“Any Sort of Lengths in Order to Consume More Things”

Introduction

The interviewee is a college age musician. Their background is fairly typical, two married parents and a low income home. First generation college attendee. The most relevant excepts of the answers given are quoted below.

Question 1: How would you define capitalism?

“Capitalism I would say is an economic system that is centered around the ‘free market.’ And will essentially do just about anything to sort of make money. Expand neo-liberal interests in the name of the free market, etc.”

Question 2: What differentiates capitalism from other modes of production?

“Capitalism is sort of a hungry beast. It is always consuming. It always has to consume something in order for it to survive and not crumble. If we compare it to stuff like feudalism for example obviously the tech difference is there but as an economic system capitalism can only survive with mass amounts of consumption. Other systems may be more stable.”

Question 3: How do you think capitalism has changed over the years, if at all?

“In my point of view, to go off the need for consumption, we can see that capitalism will go to any sort of lengths or environments in order to consume more things. To chase profit. Nowadays we literally have private companies and billionaires rocketing people into space for tourism. When in the sixties getting a person on the moon was a national government thing. Now it’s so everyday because it’s marketable. We can see that development of capitalism constantly adapting to new spaces. We have like cyberspace and such. The whole NFTs and Metaverse thing. Capitalism is making up and creating realms of existence for profit and to consume from that is outside the tangible.”

Question 4: What is your role in capitalism?

“My role in capitalism is the same as anyone else who isn’t a capitalist. I am going to be exploited for my labor (making music) and I will never most likely see a lot of success or fame regardless of how good I am. Not that that’s something we should strive for, I think capitalism has ingrained that in my head. I mean I’ll be exploited like everyone else. Just a part of the system doing their best to survive.”

Question 5: How do you think capitalism influences the arts?
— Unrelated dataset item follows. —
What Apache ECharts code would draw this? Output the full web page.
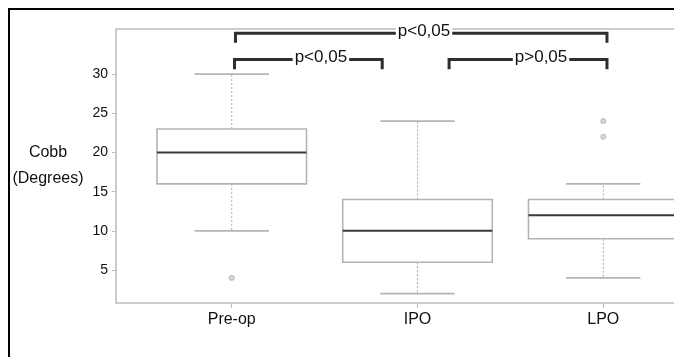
<!DOCTYPE html>
<html>
<head>
<meta charset="utf-8">
<script src="https://cdn.jsdelivr.net/npm/echarts@6/dist/echarts.min.js"></script>
<style>
html, body { margin: 0; padding: 0; background: #fff; overflow: hidden; }
#chart { width: 674px; height: 357px; }
</style>
</head>
<body>
<div id="chart"></div>
<script>
// groups on the x axis (placed at 1, 2, 3)
const categories = ['Pre-op', 'IPO', 'LPO']
const whiskerLow = [10, 2, 4]
const q1 = [16, 6, 9]
const medians = [20, 10, 12]
const q3 = [23, 14, 14]
const whiskerHigh = [30, 24, 16]
// [group index, value]
const outliers = [[0, 4], [2, 22], [2, 24]]
const yTicks = [5, 10, 15, 20, 25, 30]

// significance brackets (x in group units, y in degrees)
const bracketLabels = ['p<0,05', 'p>0,05', 'p<0,05']
const bracketStart = [1.015, 2.17, 1.02]
const bracketEnd = [1.81, 3.02, 3.02]
const bracketTop = [31.85, 31.85, 35.2]
const bracketLegEnd = [30.6, 30.6, 34.0]
const bracketLabelX = [1.48, 2.665, 2.035]

const boxData = categories.map((c, i) => [i + 1, whiskerLow[i], q1[i], medians[i], q3[i], whiskerHigh[i]])
const outlierData = outliers.map(o => [o[0] + 1, o[1]])
const bracketData = bracketStart.map((s, i) => [s, bracketEnd[i], bracketTop[i], bracketLegEnd[i], bracketLabelX[i]])

const myChart = echarts.init(document.getElementById('chart'))

function renderBox(params, api) {
    const x = api.value(0)
    const halfBox = 0.4025
    const halfCap = 0.2
    const cx = api.coord([x, 0])[0]
    const xl = api.coord([x - halfBox, 0])[0]
    const xr = api.coord([x + halfBox, 0])[0]
    const cl = api.coord([x - halfCap, 0])[0]
    const cr = api.coord([x + halfCap, 0])[0]
    const yLow = api.coord([x, api.value(1)])[1]
    const yQ1 = api.coord([x, api.value(2)])[1]
    const yMed = api.coord([x, api.value(3)])[1]
    const yQ3 = api.coord([x, api.value(4)])[1]
    const yHigh = api.coord([x, api.value(5)])[1]
    const whisker = { stroke: '#a8a8a8', lineWidth: 1, lineDash: [2, 2] }
    const cap = { stroke: '#b4b4b4', lineWidth: 1.6 }
    return {
        type: 'group',
        children: [
            { type: 'line', shape: { x1: cx, y1: yQ3, x2: cx, y2: yHigh }, style: whisker },
            { type: 'line', shape: { x1: cx, y1: yQ1, x2: cx, y2: yLow }, style: whisker },
            { type: 'line', shape: { x1: cl, y1: yHigh, x2: cr, y2: yHigh }, style: cap },
            { type: 'line', shape: { x1: cl, y1: yLow, x2: cr, y2: yLow }, style: cap },
            {
                type: 'rect',
                shape: { x: xl, y: yQ3, width: xr - xl, height: yQ1 - yQ3 },
                style: { fill: '#fff', stroke: '#b4b4b4', lineWidth: 1.6 }
            },
            { type: 'line', shape: { x1: xl, y1: yMed, x2: xr, y2: yMed }, style: { stroke: '#3a3a3a', lineWidth: 2 } }
        ]
    }
}

function renderBracket(params, api) {
    const i = params.dataIndex
    const p1 = api.coord([api.value(0), api.value(2)])
    const p2 = api.coord([api.value(1), api.value(2)])
    const legY = api.coord([api.value(0), api.value(3)])[1]
    const tx = api.coord([api.value(4), api.value(2)])[0]
    const style = { stroke: '#2e2e2e', lineWidth: 3, fill: null }
    return {
        type: 'group',
        children: [
            {
                type: 'polyline',
                shape: { points: [[p1[0], legY], [p1[0], p1[1]], [p2[0], p2[1]], [p2[0], legY]] },
                style: style
            },
            {
                type: 'text',
                x: tx,
                y: p1[1] - 2,
                style: {
                    text: bracketLabels[i],
                    fontFamily: 'Liberation Sans, Arial, sans-serif',
                    fontSize: 17,
                    fill: '#111',
                    align: 'center',
                    verticalAlign: 'middle',
                    backgroundColor: '#fff',
                    padding: [0, 2, 0, 2]
                }
            }
        ]
    }
}

let option = {
    backgroundColor: '#fff',
    animation: false,
    textStyle: { fontFamily: 'Liberation Sans, Arial, sans-serif' },
    // outer figure frame (left and top edges only)
    graphic: [{
        type: 'polyline',
        shape: { points: [[9, 360], [9, 9], [680, 9]] },
        style: { stroke: '#000', lineWidth: 2, fill: null },
        z: 10
    }],
    grid: {
        left: 116,
        right: -45,
        top: 29,
        bottom: 54,
        outerBoundsMode: 'none',
        containLabel: false,
        show: true,
        borderColor: '#bcbcbc',
        borderWidth: 1.5,
        backgroundColor: 'transparent'
    },
    xAxis: {
        type: 'value',
        min: 0.377,
        max: 3.623,
        axisLine: { show: false },
        splitLine: { show: false },
        axisTick: {
            show: true,
            customValues: [1, 2, 3],
            length: 5,
            lineStyle: { color: '#bcbcbc', width: 1 }
        },
        axisLabel: {
            customValues: [1, 2, 3],
            formatter: v => categories[Math.round(v) - 1],
            fontSize: 16,
            color: '#111',
            margin: 9
        }
    },
    yAxis: {
        type: 'value',
        min: 0.8,
        max: 35.75,
        name: 'Cobb\n(Degrees)',
        nameLocation: 'middle',
        nameRotate: 0,
        nameGap: 68,
        nameMoveOverlap: false,
        nameTextStyle: {
            fontSize: 16,
            color: '#111',
            align: 'center',
            verticalAlign: 'middle',
            lineHeight: 26,
            padding: [0, 0, 10, 0]
        },
        axisLine: { show: false },
        splitLine: { show: false },
        axisTick: {
            show: true,
            customValues: yTicks,
            length: 4,
            lineStyle: { color: '#bcbcbc', width: 1 }
        },
        axisLabel: {
            customValues: yTicks,
            fontSize: 14,
            color: '#111',
            margin: 8
        }
    },
    series: [
        {
            name: 'box',
            type: 'custom',
            renderItem: renderBox,
            encode: { x: 0, y: [1, 2, 3, 4, 5] },
            data: boxData,
            z: 2
        },
        {
            name: 'outliers',
            type: 'scatter',
            data: outlierData,
            symbol: 'circle',
            symbolSize: 5,
            itemStyle: { color: '#d0d0d0', borderColor: '#a8a8a8', borderWidth: 1 },
            z: 3
        },
        {
            name: 'brackets',
            type: 'custom',
            renderItem: renderBracket,
            encode: { x: [0, 1], y: [2, 3] },
            data: bracketData,
            z: 4
        }
    ]
}
myChart.setOption(option)
window.addEventListener('resize', function() {
    myChart.resize()
})
</script>
</body>
</html>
“I mean looping back to the thing I just said. I am aware of the ingrained idea I have as a musician which is the ‘live fast, die young, make it big’ mentality. That’s how capitalism treats artists. Especially musicians. Artists either make it big or they don’t. There is no living comfortably with the arts. It’s not something you can devote your life to. You have to pick up a day job. What should be their passion and the thing that they devote their entire life to is always always always referred to as a side gig. Under capitalism if it is not making something tangible or routinely exploitable, a resource or labor that is infinitely exploitable, it is not useful to capitalism. That’s why the image of the starving artist is the  first thing that comes to mind when someone says they want to major in an art. Beauty is not sustainable under capitalism.”

Analysis

The interviewee has a fairly coherent view of capitalism. They seem to understand it as a system that is not natural but tied to a historical and technological context. The musician understands capitalism as a rapacious thing that requires expansion to grow, even going as far as to invent things to commodify. The interviewee also posits that capitalism views labor as an exploitable resource and imagines the perfect resource from a capitalist perspective is one that is infinite. This is interesting as it is essentially an admission that capitalism is unsustainable as few resources are infinite and those are mostly conceptual resources.

Unlike other interviewees, there is no mention of social mobility. The interviewee is an artist and understands art in capitalism as essentially a lottery. One “makes it and dies young” or toils in obscurity. The understanding of capitalism as something that intrinsically devalues art is quite interesting as it is a criticism that many levy even if they do not realize that capitalism is the root cause, as this interviewee does. Take for example complaints about micro-transactions in video games or low-quality Netflix shows.

Capitalism is also understood by this person as inherently unstable due to the inherent greediness of the system. They explain that even things like war and space travel are permissible for profit. There is the implied understanding of capitalism as amoral while other systems are potentially moral. There is one unifying trait with the other interviewees that I have interviewed, and that is the concept that the driving force behind negative aspects of capitalism is the rich. This interviewee understands the rich as symptomatic of a system, however. Not the origin of the negative associations.